To enter into such an arrangement, employees would have had to work at least 1,000 hours in the previous 12 months. Employees would be permitted “to use such time within a reasonable period after making the request if the use of the compensatory time does not unduly disrupt the operations of the employer.” Employers, on the other hand, would be required to pay monetary compensation for accrued, unused comp time: (i) at the end of each year (on or before January 31); (ii) within 30 days of the employee’s written request; or (iii) at the end of an employee’s employment. Additionally, employers would, upon 30 days’ notice, be able to: (i) pay “monetary compensation for an employee’s unused compensatory time in excess of 80 hours at any time”; and (ii) discontinue their comp time policies.
Proponents of the bill have argued that it will give employees more flexibility and assist employees in maintaining work-life balance, while opponents have argued that it undermines the fundamental worker protections of the FLSA.

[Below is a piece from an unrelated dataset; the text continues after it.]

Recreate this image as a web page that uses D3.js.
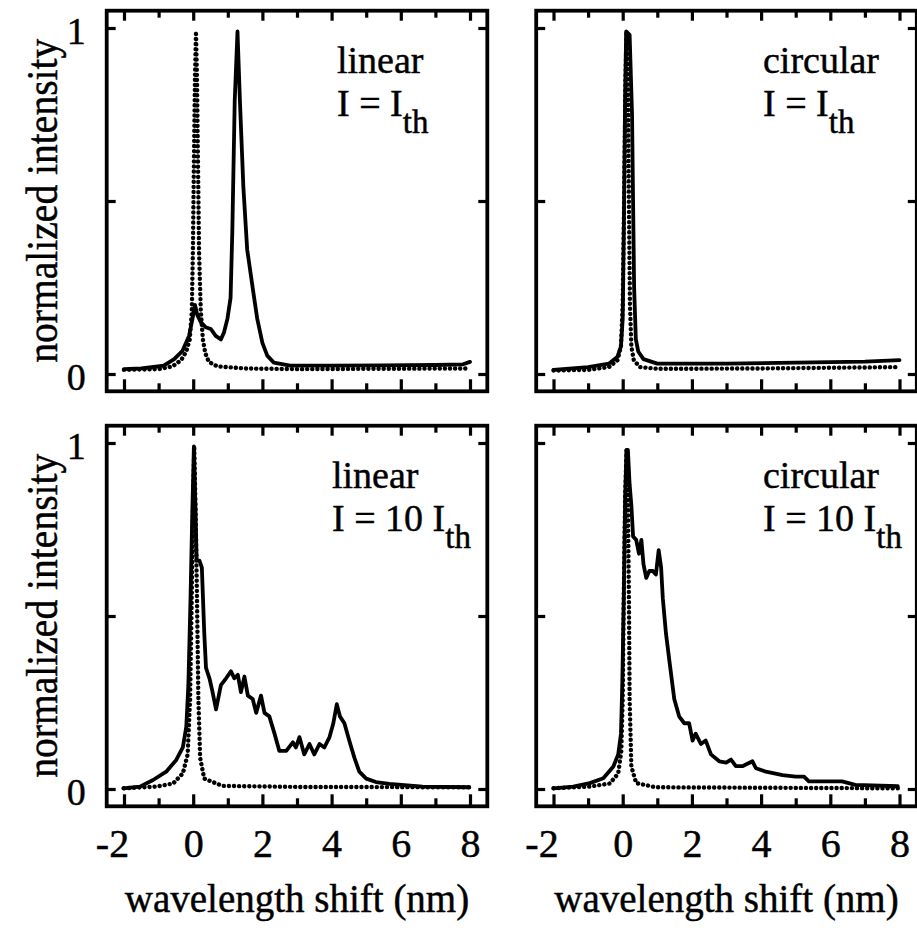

In order to become law, the measure would need to attract a filibuster-proof majority (i.e., at least eight Democratic votes). To date, Democrats have strongly opposed the measure – no House Democrats voted for it – making it unlikely to become law in its current form. Even if it is passed, the Act would need to be reauthorized in five years following a study by the General Accounting Office on employer usage, employee complaints, and enforcement actions.
Absent the passage of similar state laws, the bill, if enacted, might have limited practical impact in states with minimum wage and overtime laws that do not permit the substitution of comp time for overtime. Employers in such states would still be required to pay time-and-a-half for all overtime hours worked.
Akerman attorneys will continue to monitor any developments with this bill and will provide updates if it makes its way through the Senate.